For instance: Are the illusions of magicians “true”?
Magicians, of course, would like us to think so. And, in order to keep us from thinking otherwise, magicians are reluctant to reveal their information – their “secrets.”
Some magicians, however, are less reluctant than others.
When secrets are revealed, the truth becomes less mysterious, but not any less magical.
Currently, there are many circumstances in which we consider information bound by a sort of magician’s creed: rightfully private and best kept secret.
For instance, how much you make – your salary — is sometimes considered best kept secret. If you make too much, after all, you might become the target of your fellow workers’ envy. If you make too little, you might become embarrassed.
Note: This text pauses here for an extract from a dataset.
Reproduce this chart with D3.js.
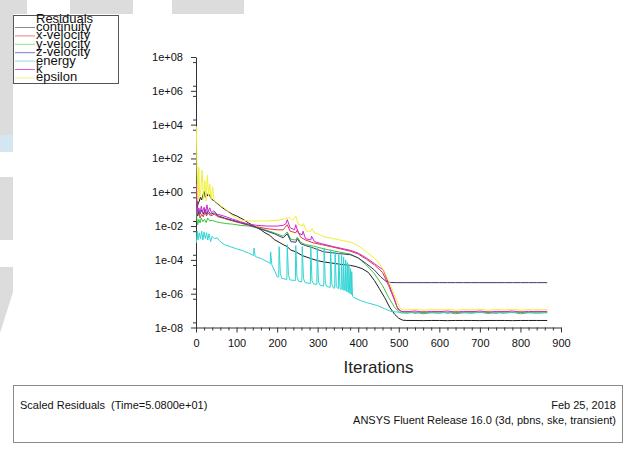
<!DOCTYPE html>
<html>
<head>
<meta charset="utf-8">
<script src="https://cdn.jsdelivr.net/npm/d3@7"></script>
<style>
  body { margin: 0; background: #fff; }
  svg { display: block; font-family: "Liberation Sans", Arial, sans-serif; }
</style>
</head>
<body>
<div id="main"></div>
<script>
// residual histories, [iteration, scaled residual]
var continuity = [[1,1e2],[2,1.5e0],[3,1.2e-1],[5,2e-1],[8,3e-1],[11,5e-1],[14,3.5e-1],[17,7e-1],[20,1.1e0],[23,5e-1],[26,9e-1],[29,6e-1],[33,7e-1],[38,4e-1],[45,3e-1],[52,2.2e-1],[60,1.5e-1],[70,1e-1],[80,7e-2],[90,5e-2],[100,4e-2],[110,3e-2],[120,2.2e-2],[130,1.5e-2],[140,1.1e-2],[150,8e-3],[160,6e-3],[170,4e-3],[182,2.8e-3],[193,1.6e-3],[205,1.1e-3],[215,8e-4],[225,6e-4],[234,3.8e-4],[246,3e-4],[262,1.8e-4],[283,1.2e-4],[300,9e-5],[315,7.5e-5],[335,6.5e-5],[355,5.5e-5],[381,4.7e-5],[395,4e-5],[410,3e-5],[425,1.8e-5],[440,6e-6],[452,2e-6],[465,6e-7],[478,1.5e-7],[490,6e-8],[500,3.5e-8],[510,2.7e-8]];
var xVelocity = [[1,8e-1],[2,1e-1],[4,4e-2],[7,6e-2],[10,3e-2],[14,5e-2],[18,3.5e-2],[22,7e-2],[26,4e-2],[30,6e-2],[36,4e-2],[45,5e-2],[55,3.5e-2],[70,2.8e-2],[90,2e-2],[110,1.5e-2],[130,1.1e-2],[150,9e-3],[175,7e-3],[200,6e-3],[215,6e-3],[225,1.2e-2],[232,5e-3],[246,4e-3],[250,6e-3],[258,2.2e-3],[270,1.5e-3],[290,1e-3],[310,8e-4],[340,5.5e-4],[382,3.2e-4],[400,2.2e-4],[420,1.1e-4],[440,5e-5],[460,1.8e-5],[475,3e-6],[488,5e-7],[498,1.2e-7],[510,8e-8]];
var yVelocity = [[1,5e-1],[2,3e-2],[4,1.2e-2],[7,2.5e-2],[10,1.5e-2],[13,3e-2],[17,1.8e-2],[21,2.5e-2],[25,1.6e-2],[29,3e-2],[34,2e-2],[40,2.2e-2],[50,1.8e-2],[60,1.6e-2],[75,1.4e-2],[90,1.3e-2],[110,1.1e-2],[130,1e-2],[150,8e-3],[170,6e-3],[193,4e-3],[215,2.5e-3],[225,4.5e-3],[234,1.6e-3],[246,1.5e-3],[250,2.2e-3],[258,1.1e-3],[270,8e-4],[290,6.5e-4],[315,4.5e-4],[350,3e-4],[381,2.2e-4],[400,1.3e-4],[420,5e-5],[440,1.5e-5],[460,3e-6],[475,6e-7],[490,1.5e-7],[503,7.5e-8]];
var zVelocity = [[1,1.5e0],[2,1.5e-1],[4,4e-2],[7,8e-2],[10,5e-2],[14,9e-2],[18,5e-2],[22,1e-1],[26,5e-2],[30,8e-2],[36,5e-2],[45,6e-2],[55,4e-2],[70,3e-2],[90,2.2e-2],[110,1.6e-2],[130,1.2e-2],[150,8e-3],[170,5.5e-3],[193,3.5e-3],[215,2e-3],[225,3.5e-3],[234,1.2e-3],[246,1.1e-3],[250,1.8e-3],[258,9e-4],[270,7e-4],[290,5e-4],[315,3e-4],[350,2.4e-4],[381,2e-4],[400,1.3e-4],[420,6e-5],[440,2.5e-5],[455,1e-5],[468,5.5e-6],[480,4.6e-6],[495,4.5e-6]];
var energy = [[1,1e-3],[3,5e-3],[5,1.5e-3],[8,4e-3],[11,1.8e-3],[14,5e-3],[17,1.5e-3],[20,4.5e-3],[23,1.8e-3],[26,4e-3],[29,1.5e-3],[32,3.5e-3],[36,1.2e-3],[40,2.5e-3],[45,1.8e-3],[52,2e-3],[60,1.2e-3],[70,8e-4],[85,6e-4],[100,4.5e-4],[115,3.5e-4],[130,2.5e-4],[142,1.8e-4],[143,5e-4],[146,1.6e-4],[160,1.2e-4],[175,8e-5],[183,6e-5],[184,3e-4],[187,5e-5],[195,2e-5],[200,1e-5],[204,1e-5],[205,6e-4],[208,1.5e-5],[212,8e-6],[224,7e-6],[225,8e-4],[228,1.2e-5],[232,6.5e-6],[245,6e-6],[246,7e-4],[249,1e-5],[253,5.5e-6],[261,5e-6],[262,6e-4],[265,8e-6],[269,4.5e-6],[282,4e-6],[283,6e-4],[286,6e-6],[290,3.8e-6],[298,3.5e-6],[299,5e-4],[302,5e-6],[306,3.2e-6],[315,2.8e-6],[316,5e-4],[319,4e-6],[323,2.6e-6],[331,2.4e-6],[332,4e-4],[335,3.5e-6],[339,2.2e-6],[342,2.1e-6],[343,3e-4],[346,2.5e-6],[351,2e-6],[352,2.5e-4],[355,2e-6],[358,1.8e-6],[359,2e-4],[361,2e-6],[363,1.6e-6],[364,1.5e-4],[366,1.8e-6],[368,1.5e-6],[369,1e-4],[371,1.5e-6],[372,1.3e-6],[373,7e-5],[375,1.3e-6],[376,1.2e-6],[377,5e-5],[379,1.1e-6],[380,1e-6],[381,3e-5],[383,9e-7],[384,2e-5],[386,7e-7],[389,6e-7],[405,4e-7],[420,3e-7],[447,2e-7],[465,1.3e-7],[480,9e-8],[500,8e-8]];
var kResid = [[1,3e0],[2,2e-1],[4,5e-2],[7,1.2e-1],[10,6e-2],[13,1.5e-1],[16,7e-2],[20,1.3e-1],[24,6e-2],[27,1.8e-1],[30,7e-2],[34,1.2e-1],[38,6e-2],[44,8e-2],[52,5e-2],[60,4.5e-2],[75,3.5e-2],[90,2.6e-2],[110,1.8e-2],[130,1.3e-2],[150,1.1e-2],[175,1e-2],[200,1e-2],[215,1.1e-2],[222,1.4e-2],[225,2.4e-2],[232,8e-3],[243,6e-3],[246,1.2e-2],[252,4e-3],[262,3e-3],[264,5e-3],[270,1.8e-3],[283,1.5e-3],[285,2.5e-3],[292,1.2e-3],[310,9e-4],[340,6e-4],[382,3.6e-4],[400,2.5e-4],[420,1.3e-4],[440,6e-5],[462,2.5e-5],[475,4e-6],[488,6e-7],[496,1.6e-7],[505,9e-8]];
var epsilon = [[1,8e3],[2,5e1],[3,3e0],[5,3e-1],[7,3e1],[9,5e-1],[12,1.5e0],[15,2e1],[18,4e-1],[22,5e0],[25,3e-1],[28,1e1],[31,6e-1],[34,3e0],[37,4e-1],[41,2e0],[45,3e-1],[52,2.5e-1],[60,1.6e-1],[70,1.2e-1],[85,5e-2],[100,3e-2],[115,2.2e-2],[130,2e-2],[150,2e-2],[175,2e-2],[200,2.2e-2],[215,2.5e-2],[225,3e-2],[230,3.3e-2],[238,2.2e-2],[246,3.8e-2],[252,1.3e-2],[262,1e-2],[265,1.4e-2],[272,5e-3],[283,5e-3],[286,7e-3],[292,4e-3],[300,3.5e-3],[316,2.3e-3],[340,1.8e-3],[360,1.4e-3],[382,1.1e-3],[400,7e-4],[420,3e-4],[447,9e-5],[465,2e-5],[480,3e-6],[493,5e-7],[504,1.3e-7],[512,1.1e-7]];

// converged tails, sampled at the same iterations
var tailIters = [520,540,560,580,600,620,640,660,680,700,720,740,760,780,800,820,840,866];
var continuityTail = [2.6e-8,2.6e-8,2.55e-8,2.6e-8,2.6e-8,2.55e-8,2.6e-8,2.6e-8,2.6e-8,2.55e-8,2.6e-8,2.6e-8,2.6e-8,2.55e-8,2.6e-8,2.6e-8,2.6e-8,2.6e-8];
var xVelocityTail = [9e-8,7e-8,8.5e-8,7.5e-8,9e-8,7e-8,8.5e-8,7.5e-8,9e-8,7.5e-8,8.5e-8,7e-8,9e-8,7.5e-8,8.5e-8,7.5e-8,9e-8,8e-8];
var yVelocityTail = [7e-8,8e-8,6.5e-8,7.5e-8,7e-8,8e-8,6.5e-8,7.5e-8,7e-8,8e-8,6.8e-8,7.6e-8,7e-8,8e-8,6.5e-8,7.5e-8,7e-8,7.5e-8];
var zVelocityTail = [4.5e-6,4.5e-6,4.5e-6,4.5e-6,4.5e-6,4.5e-6,4.5e-6,4.5e-6,4.5e-6,4.5e-6,4.5e-6,4.5e-6,4.5e-6,4.5e-6,4.5e-6,4.5e-6,4.5e-6,4.5e-6];
var energyTail = [8e-8,8e-8,7.8e-8,8e-8,8e-8,7.8e-8,8e-8,8e-8,7.8e-8,8e-8,8e-8,7.8e-8,8e-8,8e-8,7.8e-8,8e-8,8e-8,8e-8];
var kTail = [8.5e-8,9.5e-8,8e-8,9e-8,8.5e-8,9.5e-8,8e-8,9e-8,8.5e-8,9.5e-8,8e-8,9e-8,8.5e-8,9.5e-8,8e-8,9e-8,8.5e-8,9e-8];
var epsilonTail = [1.1e-7,1.2e-7,1.05e-7,1.15e-7,1.1e-7,1.2e-7,1.05e-7,1.15e-7,1.1e-7,1.2e-7,1.05e-7,1.15e-7,1.1e-7,1.2e-7,1.05e-7,1.15e-7,1.1e-7,1.15e-7];

var names = ["continuity","x-velocity","y-velocity","z-velocity","energy","k","epsilon"];
var yTicks = [1e-8,1e-6,1e-4,1e-2,1e0,1e2,1e4,1e6,1e8];
var xTicks = [0,100,200,300,400,500,600,700,800,900];

var colors = ["#1e1e1e","#e03a3a","#3cc43c","#3a3a70","#30d4d4","#d028d0","#f2f034"];
var legendColors = ["#8c8c8c","#e88080","#90dc90","#7a7ac8","#88dcdc","#d860d8","#f0f090"];

var heads = [continuity,xVelocity,yVelocity,zVelocity,energy,kResid,epsilon];
var tails = [continuityTail,xVelocityTail,yVelocityTail,zVelocityTail,energyTail,kTail,epsilonTail];
var series = heads.map(function(h, i) {
  return h.concat(tailIters.map(function(t, j) { return [t, tails[i][j]]; }));
});

var W = 635, H = 457;
var svg = d3.select("#main").append("svg").attr("width", W).attr("height", H);

// page decoration behind the chart
var deco = svg.append("g");
deco.append("rect").attr("x",0).attr("y",0).attr("width",27).attr("height",14).attr("fill","#dcdcdc");
deco.append("rect").attr("x",70).attr("y",0).attr("width",63).attr("height",14).attr("fill","#dcdcdc");
deco.append("rect").attr("x",172).attr("y",0).attr("width",72).attr("height",14).attr("fill","#dcdcdc");
deco.append("rect").attr("x",0).attr("y",0).attr("width",13).attr("height",135).attr("fill","#dcdcdc");
deco.append("rect").attr("x",0).attr("y",135).attr("width",13).attr("height",17).attr("fill","#d4e7f0");
deco.append("rect").attr("x",0).attr("y",177).attr("width",13).attr("height",63).attr("fill","#dcdcdc");
deco.append("path").attr("d","M0,267L13,267L13,292L0,333Z").attr("fill","#dcdcdc");

var x = d3.scaleLinear().domain([0,900]).range([196,561]);
var y = d3.scaleLog().domain([1e-8,1e8]).range([327.5,57]);

function fmt(v) {
  var e = Math.round(Math.log10(v));
  return "1e" + (e < 0 ? "-" : "+") + String(Math.abs(e)).padStart(2,"0");
}

// minor ticks
var yMinor = [];
yTicks.forEach(function(t) { yMinor.push(t*2, t/2); });
yMinor = yMinor.filter(function(v) { return v > 1e-8 && v < 1e8; });
var xMinor = [];
xTicks.forEach(function(t) { [20,40,60,80].forEach(function(m) { if (t + m < 900) xMinor.push(t + m); }); });

svg.append("g").attr("transform","translate(196,0)")
  .call(d3.axisLeft(y).tickValues(yMinor).tickSize(3).tickFormat(""))
  .call(function(g) { g.select(".domain").remove(); });
svg.append("g").attr("transform","translate(0,327.5)")
  .call(d3.axisBottom(x).tickValues(xMinor).tickSize(3).tickFormat(""))
  .call(function(g) { g.select(".domain").remove(); });

var yAxis = svg.append("g").attr("class","axis").attr("transform","translate(196,0)")
  .call(d3.axisLeft(y).tickValues(yTicks).tickSize(5).tickPadding(8).tickFormat(fmt).tickSizeOuter(0));
var xAxis = svg.append("g").attr("class","axis").attr("transform","translate(0,327.5)")
  .call(d3.axisBottom(x).tickValues(xTicks).tickSize(5).tickPadding(7).tickSizeOuter(0));

svg.selectAll(".tick line").attr("stroke","#333");
svg.selectAll(".domain").attr("stroke","#333");
svg.selectAll(".axis text").attr("font-size","11px").attr("fill","#111")
  .attr("font-family","'Liberation Sans', Arial, sans-serif");

svg.append("text").attr("x",378.5).attr("y",373).attr("text-anchor","middle")
  .attr("font-size","17px").attr("fill","#222").text("Iterations");

// residual lines
svg.append("clipPath").attr("id","plotclip").append("rect")
  .attr("x",196).attr("y",57).attr("width",365).attr("height",271);
var line = d3.line().x(function(d) { return x(d[0]); }).y(function(d) { return y(d[1]); });
svg.append("g").attr("clip-path","url(#plotclip)")
  .selectAll("path").data(series).enter().append("path")
  .attr("d", line)
  .attr("fill","none")
  .attr("stroke", function(d, i) { return colors[i]; })
  .attr("stroke-width",1);

// legend
var lg = svg.append("g").attr("font-size","13px").attr("fill","#111");
lg.append("rect").attr("x",13.5).attr("y",15.5).attr("width",105).attr("height",68)
  .attr("fill","#fff").attr("stroke","#555");
lg.append("text").attr("x",36).attr("y",22.5).text("Residuals");
names.forEach(function(n, i) {
  var yy = 31 + i*8.4;
  lg.append("line").attr("x1",15).attr("x2",35).attr("y1",yy-3.5).attr("y2",yy-3.5)
    .attr("stroke",legendColors[i]).attr("stroke-width",1);
  lg.append("text").attr("x",36).attr("y",yy).text(n);
});

// title box at the bottom
var tb = svg.append("g").attr("font-size","11px").attr("fill","#111");
tb.append("rect").attr("x",13.5).attr("y",385.5).attr("width",609).attr("height",57)
  .attr("fill","none").attr("stroke","#8a8a8a");
tb.append("text").attr("x",20).attr("y",409).style("white-space","pre")
  .text("Scaled Residuals  (Time=5.0800e+01)");
tb.append("text").attr("x",616).attr("y",409).attr("text-anchor","end").text("Feb 25, 2018");
tb.append("text").attr("x",616).attr("y",424).attr("text-anchor","end")
  .text("ANSYS Fluent Release 16.0 (3d, pbns, ske, transient)");
</script>
</body>
</html>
But, whoever is paying your salary has your salary information – as well as the salary information of your co-workers. And, with that information, your employer’s ability to negotiate salaries is vastly superior to your own. In cases like this one, who benefits most from information kept secret?
Like the salary example, there are many other circumstances in which we seem to prefer to keep information secret because we fear we might be embarrassed or targeted. But, in almost all those circumstances, revealing information is more likely to make things better than worse. The real problem, it seems, is not the information. The real problem is in those systems – of government, of laws, of businesses, and of societies – that, for their own self-serving reasons, penalize the revelation of information.
Are those penalties justified? Or is the information we continue to protect protected merely for the sake of a dwindling number of magicians who are otherwise unable make us believe that something false is actually something true?
Here’s what’s happening now: The Google Book Search project is being questioned over “privacy” concerns – not always by the public whose privacy is supposedly threatened, but by a relatively small cadre of lawyers who assume they know best. Copyright – and patent — laws are likewise being used to protect the public through forced restrictions on information distribution and use that have resulted, in one case, in a $1.9 million fine levied against a Minnesotan housewife who illegally downloaded music files. And, while our new President talks about a “free and open” internet, he also is inclined, like presidents before him, to use claims of “national security” to keep secrets.
Are these concerns and restrictions and claims justified?
I can’t really answer that question unless I have the information necessary to do so.